▸ WRITTEN TASK:
Go through the data below. List every line that holds the word "this".

(Records with drawing code)

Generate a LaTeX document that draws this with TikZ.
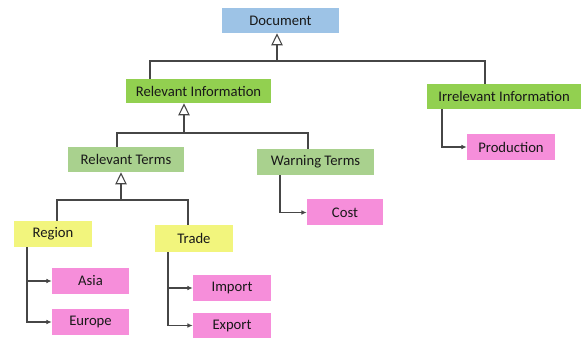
\documentclass[tikz,border=0pt]{standalone}
\usepackage{fontspec}
\setmainfont{Carlito}
\usepackage{tikz}
\usetikzlibrary{arrows.meta}

\definecolor{docblue}{RGB}{157,195,230}
\definecolor{infogreen}{RGB}{146,208,80}
\definecolor{termgreen}{RGB}{169,209,142}
\definecolor{leafyellow}{RGB}{242,245,125}
\definecolor{leafpink}{RGB}{246,142,218}
\definecolor{wire}{RGB}{70,70,70}

\begin{document}
\begin{tikzpicture}[x=0.75pt,y=0.75pt,yscale=-1,xscale=1,
    box/.style={inner sep=0pt,font=\fontsize{11}{13}\selectfont,text=black!90},
    wire/.style={draw=wire,line width=0.8pt},
    isa/.style={wire,-{Triangle[open,length=9pt,width=8.5pt,fill=white]}},
    feed/.style={wire,-{Latex[length=4pt,width=3.5pt]}}]
        \useasboundingbox (0,0) rectangle (582,342);

        %Shape: Rectangle [Document]
        \node [box,fill=docblue,minimum width=117*0.75pt,minimum height=25*0.75pt] (doc) at (280.5,20.5) {Document};
        %Shape: Rectangle [Information]
        \node [box,fill=infogreen,minimum width=145*0.75pt,minimum height=24*0.75pt] (relinfo) at (198.5,91) {Relevant Information};
        \node [box,fill=infogreen,minimum width=154*0.75pt,minimum height=25*0.75pt] (irrinfo) at (504,96.5) {Irrelevant Information};
        %Shape: Rectangle [Terms]
        \node [box,fill=termgreen,minimum width=116*0.75pt,minimum height=25*0.75pt] (relterms) at (126,159.5) {Relevant Terms};
        \node [box,fill=termgreen,minimum width=117*0.75pt,minimum height=26*0.75pt] (warn) at (315.5,162) {Warning Terms};
        %Shape: Rectangle [Region, Trade]
        \node [box,fill=leafyellow,minimum width=78*0.75pt,minimum height=26*0.75pt] (region) at (53,234) {Region};
        \node [box,fill=leafyellow,minimum width=78*0.75pt,minimum height=27*0.75pt] (trade) at (194,238.5) {Trade};
        %Shape: Rectangle [leaves]
        \node [box,fill=leafpink,minimum width=88*0.75pt,minimum height=26*0.75pt] (prod) at (511,147) {Production};
        \node [box,fill=leafpink,minimum width=76*0.75pt,minimum height=26*0.75pt] (cost) at (345,212.5) {Cost};
        \node [box,fill=leafpink,minimum width=77*0.75pt,minimum height=26*0.75pt] (asia) at (90.5,281) {Asia};
        \node [box,fill=leafpink,minimum width=77*0.75pt,minimum height=26*0.75pt] (europe) at (90.5,322) {Europe};
        \node [box,fill=leafpink,minimum width=78*0.75pt,minimum height=26*0.75pt] (import) at (232,288) {Import};
        \node [box,fill=leafpink,minimum width=78*0.75pt,minimum height=25*0.75pt] (export) at (232,325.5) {Export};

        %Straight Lines [Document level]
        \coordinate (j1) at (277,61);
        \coordinate (b1l) at (150,61);
        \coordinate (b1r) at (485,61);
        \draw [wire] (relinfo.north -| b1l) -- (b1l) -- (b1r) -- (irrinfo.north -| b1r);
        \draw [isa] (j1) -- (doc.south -| j1);

        %Straight Lines [Information level]
        \coordinate (j2) at (184,133);
        \coordinate (b2l) at (117,133);
        \coordinate (b2r) at (308,133);
        \draw [wire] (relterms.north -| b2l) -- (b2l) -- (b2r) -- (warn.north -| b2r);
        \draw [isa] (j2) -- (relinfo.south -| j2);

        %Straight Lines [Terms level]
        \coordinate (j3) at (121,200);
        \coordinate (b3l) at (57,200);
        \coordinate (b3r) at (188,200);
        \draw [wire] (region.north -| b3l) -- (b3l) -- (b3r) -- (trade.north -| b3r);
        \draw [isa] (j3) -- (relterms.south -| j3);

        %Straight Lines [to leaves]
        \coordinate (rg) at (27,0);
        \coordinate (td) at (168,0);
        \coordinate (wt) at (280,0);
        \coordinate (ir) at (442,0);
        \draw [feed] (region.south -| rg) |- (asia.west);
        \draw [feed] (region.south -| rg) |- (europe.west);
        \draw [feed] (trade.south -| td) |- (import.west);
        \draw [feed] (trade.south -| td) |- (export.west);
        \draw [feed] (warn.south -| wt) |- (cost.west);
        \draw [feed] (irrinfo.south -| ir) |- (prod.west);

    \end{tikzpicture}
\end{document}
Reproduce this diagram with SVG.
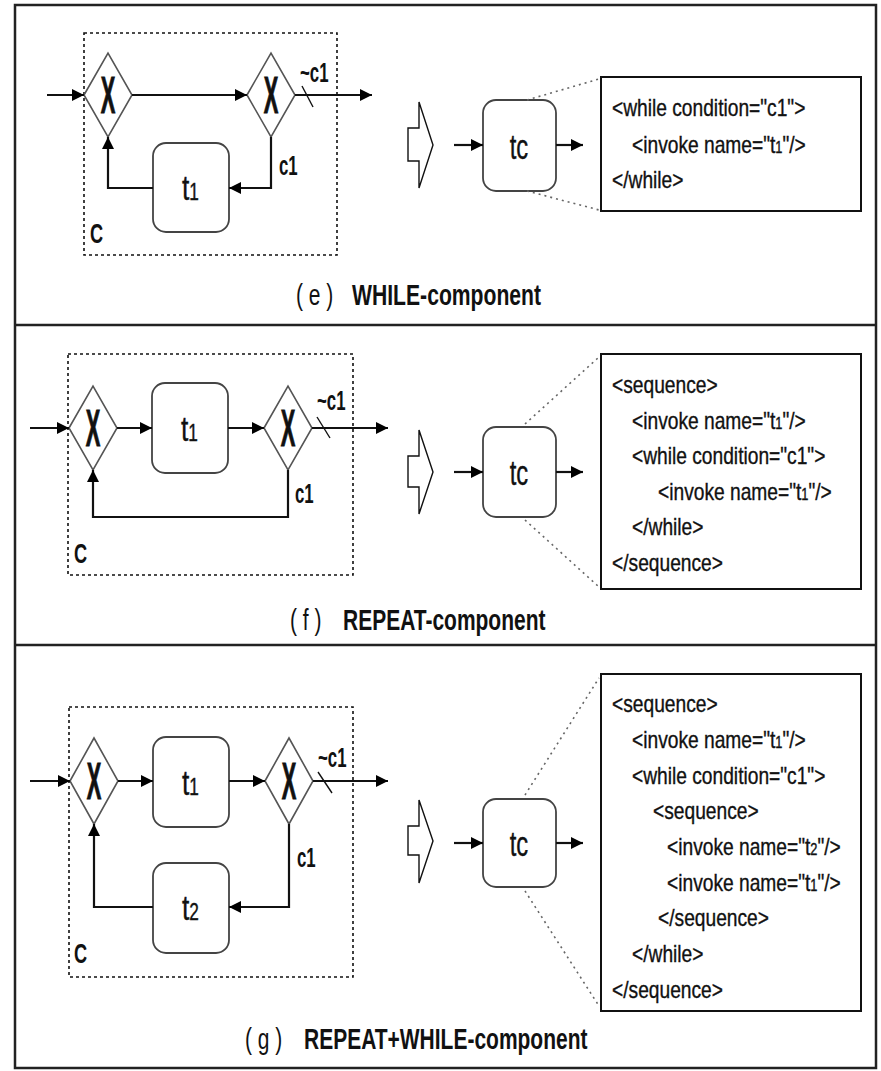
<svg xmlns="http://www.w3.org/2000/svg" width="881" height="1071" viewBox="0 0 881 1071">
<style>
.frame{fill:none;stroke:#222;stroke-width:2.5}
.div{stroke:#222;stroke-width:2.5}
.dot{fill:none;stroke:#111;stroke-width:1.6;stroke-dasharray:3 3}
.gw{fill:#fff;stroke:#555;stroke-width:1.6}
.task{fill:#fff;stroke:#444;stroke-width:1.8}
.code{fill:#fff;stroke:#111;stroke-width:2}
.hollow{fill:#fff;stroke:#111;stroke-width:1.4}
.ln{fill:none;stroke:#111;stroke-width:2.2}
.ar{fill:none;stroke:#111;stroke-width:2.2;marker-end:url(#ah)}
.thin{stroke:#111;stroke-width:1.4}
.zoomln{stroke:#666;stroke-width:1.6;stroke-dasharray:2 4;fill:none}
text{font-family:"Liberation Sans",Arial,sans-serif;fill:#111}
.x{font-size:52px;font-weight:bold;stroke:#111;stroke-width:1}
.lbl{font-size:28px;font-weight:bold}
.nd{font-size:35px;stroke:#111;stroke-width:0.4}
.sub{font-size:23px}
.cd{font-size:24px;stroke:#111;stroke-width:0.35}
.csub{font-size:16px}
.cap{font-size:30px;font-weight:bold}
.par{font-size:30px}
</style>
<defs>
<marker id="ah" viewBox="0 0 10 10" refX="10" refY="5" markerWidth="12" markerHeight="12" markerUnits="userSpaceOnUse" orient="auto"><path d="M0,0 L10,5 L0,10 z" fill="#000"/></marker>
</defs>

<g id="frame">
<rect class="frame" x="15" y="5" width="861" height="1063"/>
<line class="div" x1="15" y1="325" x2="876" y2="325"/>
<line class="div" x1="15" y1="645" x2="876" y2="645"/>
</g>

<!-- ================= Panel e ================= -->
<g id="panel-e">
<g id="e-scope"><rect class="dot" x="84" y="33" width="253" height="222"/>
<text class="lbl" transform="translate(90 243) scale(0.65 1)">C</text></g>
<g id="e-gw1"><polygon class="gw" points="84,95 108,53 132,95 108,137"/>
<text class="x" text-anchor="middle" transform="translate(108 113) scale(0.42 1)">X</text></g>
<g id="e-gw2"><polygon class="gw" points="247,95 271,53 295,95 271,137"/>
<text class="x" text-anchor="middle" transform="translate(271 113) scale(0.42 1)">X</text></g>
<g id="e-t1"><rect class="task" x="153" y="143" width="76" height="89" rx="13"/>
<text class="nd" transform="translate(182 200) scale(0.75 1)">t<tspan class="sub">1</tspan></text></g>
<g id="e-arrow"><polygon class="hollow" points="408,128 419,128 419,102 433,145 419,188 419,161 408,161"/></g>
<g id="e-tc"><rect class="task" x="483" y="100" width="73" height="91" rx="13"/>
<text class="nd" text-anchor="middle" transform="translate(519 159) scale(0.68 1)">tc</text></g>
<g id="e-code"><rect class="code" x="601" y="77" width="260" height="134"/>
<text class="cd" transform="translate(612 116) scale(0.8 1)">&lt;while condition="c1"&gt;</text>
<text class="cd" transform="translate(632 153) scale(0.8 1)">&lt;invoke name="t<tspan class="csub">1</tspan>"/&gt;</text>
<text class="cd" transform="translate(612 188) scale(0.8 1)">&lt;/while&gt;</text></g>
<g id="e-labels">
<text class="lbl" transform="translate(300 82) scale(0.6 1)">~c1</text>
<text class="lbl" transform="translate(279 175) scale(0.6 1)">c1</text>
<text class="par" transform="translate(296 305) scale(0.7 1)">( e )</text>
<text class="cap" transform="translate(352 305) scale(0.705 1)">WHILE-component</text>
</g>
</g>

<!-- ================= Panel f ================= -->
<g id="panel-f">
<g id="f-scope"><rect class="dot" x="68" y="354" width="285" height="221"/>
<text class="lbl" transform="translate(74 563) scale(0.65 1)">C</text></g>
<g id="f-gw1"><polygon class="gw" points="69,428 93,386 117,428 93,470"/>
<text class="x" text-anchor="middle" transform="translate(93 446) scale(0.42 1)">X</text></g>
<g id="f-t1"><rect class="task" x="152" y="383" width="76" height="90" rx="13"/>
<text class="nd" transform="translate(181 441) scale(0.75 1)">t<tspan class="sub">1</tspan></text></g>
<g id="f-gw2"><polygon class="gw" points="264,428 288,386 312,428 288,470"/>
<text class="x" text-anchor="middle" transform="translate(288 446) scale(0.42 1)">X</text></g>
<g id="f-arrow"><polygon class="hollow" points="408,456 419,456 419,430 433,472 419,514 419,487 408,487"/></g>
<g id="f-tc"><rect class="task" x="483" y="427" width="73" height="90" rx="13"/>
<text class="nd" text-anchor="middle" transform="translate(519 485) scale(0.68 1)">tc</text></g>
<g id="f-code"><rect class="code" x="601" y="354" width="260" height="235"/>
<text class="cd" transform="translate(612 393) scale(0.8 1)">&lt;sequence&gt;</text>
<text class="cd" transform="translate(632 429) scale(0.8 1)">&lt;invoke name="t<tspan class="csub">1</tspan>"/&gt;</text>
<text class="cd" transform="translate(632 464) scale(0.8 1)">&lt;while condition="c1"&gt;</text>
<text class="cd" transform="translate(658 500) scale(0.8 1)">&lt;invoke name="t<tspan class="csub">1</tspan>"/&gt;</text>
<text class="cd" transform="translate(632 535) scale(0.8 1)">&lt;/while&gt;</text>
<text class="cd" transform="translate(612 571) scale(0.8 1)">&lt;/sequence&gt;</text></g>
<g id="f-labels">
<text class="lbl" transform="translate(317 410) scale(0.6 1)">~c1</text>
<text class="lbl" transform="translate(295 503) scale(0.6 1)">c1</text>
<text class="par" transform="translate(290 630) scale(0.7 1)">( f )</text>
<text class="cap" transform="translate(343 630) scale(0.7 1)">REPEAT-component</text>
</g>
</g>

<!-- ================= Panel g ================= -->
<g id="panel-g">
<g id="g-scope"><rect class="dot" x="69" y="707" width="284" height="270"/>
<text class="lbl" transform="translate(74 963) scale(0.65 1)">C</text></g>
<g id="g-gw1"><polygon class="gw" points="70,781 94,738 118,781 94,824"/>
<text class="x" text-anchor="middle" transform="translate(94 799) scale(0.42 1)">X</text></g>
<g id="g-t1"><rect class="task" x="153" y="737" width="76" height="90" rx="13"/>
<text class="nd" transform="translate(182 795) scale(0.75 1)">t<tspan class="sub">1</tspan></text></g>
<g id="g-gw2"><polygon class="gw" points="265,781 289,738 313,781 289,824"/>
<text class="x" text-anchor="middle" transform="translate(289 799) scale(0.42 1)">X</text></g>
<g id="g-t2"><rect class="task" x="153" y="863" width="76" height="90" rx="13"/>
<text class="nd" transform="translate(182 920) scale(0.75 1)">t<tspan class="sub">2</tspan></text></g>
<g id="g-arrow"><polygon class="hollow" points="408,826 419,826 419,800 433,841 419,883 419,855 408,855"/></g>
<g id="g-tc"><rect class="task" x="483" y="799" width="73" height="88" rx="13"/>
<text class="nd" text-anchor="middle" transform="translate(519 856) scale(0.68 1)">tc</text></g>
<g id="g-code"><rect class="code" x="601" y="674" width="260" height="337"/>
<text class="cd" transform="translate(612 712) scale(0.8 1)">&lt;sequence&gt;</text>
<text class="cd" transform="translate(632 748) scale(0.8 1)">&lt;invoke name="t<tspan class="csub">1</tspan>"/&gt;</text>
<text class="cd" transform="translate(632 784) scale(0.8 1)">&lt;while condition="c1"&gt;</text>
<text class="cd" transform="translate(653 819) scale(0.8 1)">&lt;sequence&gt;</text>
<text class="cd" transform="translate(667 855) scale(0.8 1)">&lt;invoke name="t<tspan class="csub">2</tspan>"/&gt;</text>
<text class="cd" transform="translate(667 891) scale(0.8 1)">&lt;invoke name="t<tspan class="csub">1</tspan>"/&gt;</text>
<text class="cd" transform="translate(658 926) scale(0.8 1)">&lt;/sequence&gt;</text>
<text class="cd" transform="translate(632 962) scale(0.8 1)">&lt;/while&gt;</text>
<text class="cd" transform="translate(612 998) scale(0.8 1)">&lt;/sequence&gt;</text></g>
<g id="g-labels">
<text class="lbl" transform="translate(318 767) scale(0.6 1)">~c1</text>
<text class="lbl" transform="translate(297 867) scale(0.6 1)">c1</text>
<text class="par" transform="translate(245 1049) scale(0.7 1)">( g )</text>
<text class="cap" transform="translate(304 1049) scale(0.7 1)">REPEAT+WHILE-component</text>
</g>
</g>

<!-- ================= Connectors ================= -->
<g id="connectors">
<!-- e -->
<path class="ar" d="M47,95 H84"/>
<path class="ar" d="M132,95 H247"/>
<path class="ar" d="M295,95 H372"/>
<line class="thin" x1="302" y1="86" x2="313" y2="107"/>
<path class="ar" d="M271,137 V188 H229"/>
<path class="ar" d="M153,188 H108 V137"/>
<path class="ar" d="M454,145 H483"/>
<path class="ar" d="M556,145 H583"/>
<line class="zoomln" x1="527" y1="100" x2="599" y2="79"/>
<line class="zoomln" x1="527" y1="191" x2="599" y2="210"/>
<!-- f -->
<path class="ar" d="M30,428 H69"/>
<path class="ar" d="M117,428 H152"/>
<path class="ar" d="M228,428 H264"/>
<path class="ar" d="M312,428 H388"/>
<line class="thin" x1="317" y1="417" x2="330" y2="438"/>
<path class="ar" d="M288,470 V517 H93 V470"/>
<path class="ar" d="M454,472 H483"/>
<path class="ar" d="M556,472 H583"/>
<line class="zoomln" x1="525" y1="424" x2="599" y2="357"/>
<line class="zoomln" x1="525" y1="520" x2="599" y2="587"/>
<!-- g -->
<path class="ar" d="M30,781 H70"/>
<path class="ar" d="M118,781 H153"/>
<path class="ar" d="M229,781 H265"/>
<path class="ar" d="M313,781 H388"/>
<line class="thin" x1="318" y1="772" x2="332" y2="793"/>
<path class="ar" d="M289,824 V907 H229"/>
<path class="ar" d="M153,907 H94 V824"/>
<path class="ar" d="M454,843 H483"/>
<path class="ar" d="M556,843 H583"/>
<line class="zoomln" x1="525" y1="795" x2="599" y2="678"/>
<line class="zoomln" x1="525" y1="891" x2="599" y2="1006"/>
</g>
</svg>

▸ FULL RESPONSE:
Generate a LaTeX document that draws this with TikZ.
Reproduce this diagram with SVG.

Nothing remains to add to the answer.